Begin DATA SHOWN

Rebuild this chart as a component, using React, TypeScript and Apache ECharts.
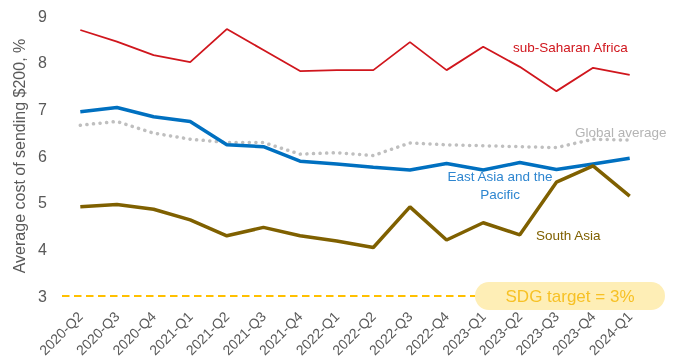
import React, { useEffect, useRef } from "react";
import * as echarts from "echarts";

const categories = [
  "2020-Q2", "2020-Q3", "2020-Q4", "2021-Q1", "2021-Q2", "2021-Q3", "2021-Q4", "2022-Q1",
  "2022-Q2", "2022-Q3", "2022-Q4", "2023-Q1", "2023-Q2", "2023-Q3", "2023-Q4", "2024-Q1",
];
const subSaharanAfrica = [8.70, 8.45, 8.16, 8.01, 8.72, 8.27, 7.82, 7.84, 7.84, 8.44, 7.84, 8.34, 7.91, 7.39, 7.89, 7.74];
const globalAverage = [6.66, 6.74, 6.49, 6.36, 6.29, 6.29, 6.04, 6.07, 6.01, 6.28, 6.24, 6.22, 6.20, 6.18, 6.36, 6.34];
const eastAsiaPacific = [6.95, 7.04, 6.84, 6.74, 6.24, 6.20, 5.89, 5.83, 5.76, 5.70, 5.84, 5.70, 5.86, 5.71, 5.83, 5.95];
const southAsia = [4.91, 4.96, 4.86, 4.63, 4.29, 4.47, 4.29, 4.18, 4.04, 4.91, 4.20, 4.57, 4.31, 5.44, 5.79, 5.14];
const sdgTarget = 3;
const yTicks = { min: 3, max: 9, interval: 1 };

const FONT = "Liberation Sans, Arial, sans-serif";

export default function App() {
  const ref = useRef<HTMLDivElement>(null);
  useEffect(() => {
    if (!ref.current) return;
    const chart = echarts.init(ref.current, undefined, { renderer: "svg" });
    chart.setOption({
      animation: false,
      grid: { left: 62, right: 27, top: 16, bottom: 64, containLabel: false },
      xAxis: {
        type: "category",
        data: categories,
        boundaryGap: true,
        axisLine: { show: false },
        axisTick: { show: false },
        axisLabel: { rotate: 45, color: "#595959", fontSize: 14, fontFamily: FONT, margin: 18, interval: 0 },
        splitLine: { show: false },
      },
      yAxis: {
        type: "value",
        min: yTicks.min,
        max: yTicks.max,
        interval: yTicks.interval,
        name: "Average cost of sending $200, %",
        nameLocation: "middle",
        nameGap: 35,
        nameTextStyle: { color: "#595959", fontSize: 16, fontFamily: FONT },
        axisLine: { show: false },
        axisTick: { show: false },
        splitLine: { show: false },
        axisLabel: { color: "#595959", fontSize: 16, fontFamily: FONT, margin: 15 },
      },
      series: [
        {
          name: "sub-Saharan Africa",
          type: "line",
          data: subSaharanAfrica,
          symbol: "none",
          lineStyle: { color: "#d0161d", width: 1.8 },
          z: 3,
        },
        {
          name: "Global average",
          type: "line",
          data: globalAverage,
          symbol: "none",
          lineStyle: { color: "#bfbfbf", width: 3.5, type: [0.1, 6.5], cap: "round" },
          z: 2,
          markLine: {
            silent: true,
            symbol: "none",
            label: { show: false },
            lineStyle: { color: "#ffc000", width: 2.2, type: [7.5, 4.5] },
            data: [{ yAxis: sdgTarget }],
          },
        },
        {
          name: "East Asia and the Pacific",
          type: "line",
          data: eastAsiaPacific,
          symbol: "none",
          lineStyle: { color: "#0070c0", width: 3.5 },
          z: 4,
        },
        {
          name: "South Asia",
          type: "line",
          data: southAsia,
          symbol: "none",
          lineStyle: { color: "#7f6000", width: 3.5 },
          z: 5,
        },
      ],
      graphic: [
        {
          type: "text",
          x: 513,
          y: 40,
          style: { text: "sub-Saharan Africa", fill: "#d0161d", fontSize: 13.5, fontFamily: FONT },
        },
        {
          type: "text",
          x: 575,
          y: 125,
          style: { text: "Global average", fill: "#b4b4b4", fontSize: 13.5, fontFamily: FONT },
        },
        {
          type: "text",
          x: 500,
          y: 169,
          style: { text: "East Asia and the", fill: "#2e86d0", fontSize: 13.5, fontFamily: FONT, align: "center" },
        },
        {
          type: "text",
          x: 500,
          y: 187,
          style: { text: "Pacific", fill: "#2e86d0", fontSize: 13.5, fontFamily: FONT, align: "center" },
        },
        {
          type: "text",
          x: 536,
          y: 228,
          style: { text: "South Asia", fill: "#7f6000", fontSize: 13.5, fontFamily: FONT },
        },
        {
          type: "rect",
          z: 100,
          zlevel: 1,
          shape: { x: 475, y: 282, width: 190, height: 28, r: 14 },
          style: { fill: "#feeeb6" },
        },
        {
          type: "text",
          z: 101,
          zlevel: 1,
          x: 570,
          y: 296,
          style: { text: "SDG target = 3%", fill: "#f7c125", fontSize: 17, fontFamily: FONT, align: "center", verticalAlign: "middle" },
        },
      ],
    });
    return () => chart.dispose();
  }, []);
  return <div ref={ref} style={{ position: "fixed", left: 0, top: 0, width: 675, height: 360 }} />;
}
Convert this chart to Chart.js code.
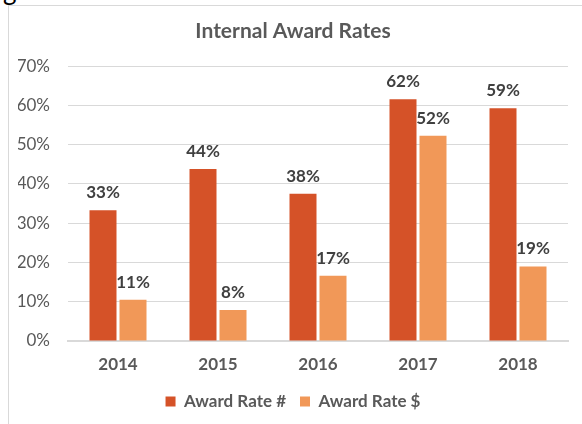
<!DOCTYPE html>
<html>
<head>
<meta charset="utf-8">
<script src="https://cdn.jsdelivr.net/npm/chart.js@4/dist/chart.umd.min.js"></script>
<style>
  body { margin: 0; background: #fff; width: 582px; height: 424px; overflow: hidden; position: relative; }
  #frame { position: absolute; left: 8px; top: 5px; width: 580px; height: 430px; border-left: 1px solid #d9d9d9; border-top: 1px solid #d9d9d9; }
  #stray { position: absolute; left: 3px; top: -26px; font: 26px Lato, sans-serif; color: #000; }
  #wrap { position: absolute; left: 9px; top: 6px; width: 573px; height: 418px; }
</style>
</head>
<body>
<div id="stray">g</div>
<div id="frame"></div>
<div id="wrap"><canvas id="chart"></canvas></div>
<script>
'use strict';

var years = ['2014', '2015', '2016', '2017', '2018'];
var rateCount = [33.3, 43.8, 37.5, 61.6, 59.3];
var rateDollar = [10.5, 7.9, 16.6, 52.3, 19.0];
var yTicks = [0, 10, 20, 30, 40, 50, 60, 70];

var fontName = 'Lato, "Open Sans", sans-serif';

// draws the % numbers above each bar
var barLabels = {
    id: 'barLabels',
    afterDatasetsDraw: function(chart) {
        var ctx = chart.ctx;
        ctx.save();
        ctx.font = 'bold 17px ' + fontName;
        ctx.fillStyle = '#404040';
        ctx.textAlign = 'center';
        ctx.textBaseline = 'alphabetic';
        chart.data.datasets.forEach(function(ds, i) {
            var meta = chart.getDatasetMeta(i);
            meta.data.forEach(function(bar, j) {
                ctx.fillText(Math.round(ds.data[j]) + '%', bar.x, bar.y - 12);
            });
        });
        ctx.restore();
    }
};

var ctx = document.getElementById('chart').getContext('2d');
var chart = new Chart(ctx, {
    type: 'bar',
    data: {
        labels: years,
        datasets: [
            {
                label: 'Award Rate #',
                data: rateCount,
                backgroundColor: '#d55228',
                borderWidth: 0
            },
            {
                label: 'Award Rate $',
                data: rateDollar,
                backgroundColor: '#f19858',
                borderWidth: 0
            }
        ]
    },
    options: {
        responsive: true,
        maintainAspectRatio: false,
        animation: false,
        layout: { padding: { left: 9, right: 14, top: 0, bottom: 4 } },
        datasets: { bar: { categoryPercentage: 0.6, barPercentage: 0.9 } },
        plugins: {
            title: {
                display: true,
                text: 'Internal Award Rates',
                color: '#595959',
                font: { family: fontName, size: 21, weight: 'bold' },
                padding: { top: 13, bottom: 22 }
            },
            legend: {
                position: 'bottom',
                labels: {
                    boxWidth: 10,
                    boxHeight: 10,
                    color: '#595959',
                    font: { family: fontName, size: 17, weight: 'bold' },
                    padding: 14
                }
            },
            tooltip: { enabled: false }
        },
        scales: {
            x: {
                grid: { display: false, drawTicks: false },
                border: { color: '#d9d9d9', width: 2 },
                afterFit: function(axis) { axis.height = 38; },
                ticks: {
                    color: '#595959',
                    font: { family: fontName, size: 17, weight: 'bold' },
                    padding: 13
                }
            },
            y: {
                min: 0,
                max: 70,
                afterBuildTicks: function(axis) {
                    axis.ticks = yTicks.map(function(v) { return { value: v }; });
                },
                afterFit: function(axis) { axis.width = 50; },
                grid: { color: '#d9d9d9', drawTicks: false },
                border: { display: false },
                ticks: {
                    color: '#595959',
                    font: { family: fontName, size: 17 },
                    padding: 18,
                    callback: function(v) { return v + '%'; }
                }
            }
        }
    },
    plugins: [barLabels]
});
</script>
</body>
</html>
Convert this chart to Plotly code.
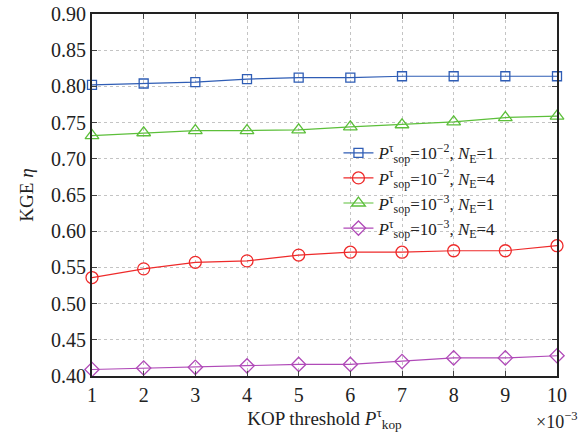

End DATA SHOWN

**WHAT IS ASKED**.
Where a line above includes "Convert", copy that line.

**ANSWER TO THIS TASK**.
Convert this chart to Chart.js code.
Convert this chart to Plotly code.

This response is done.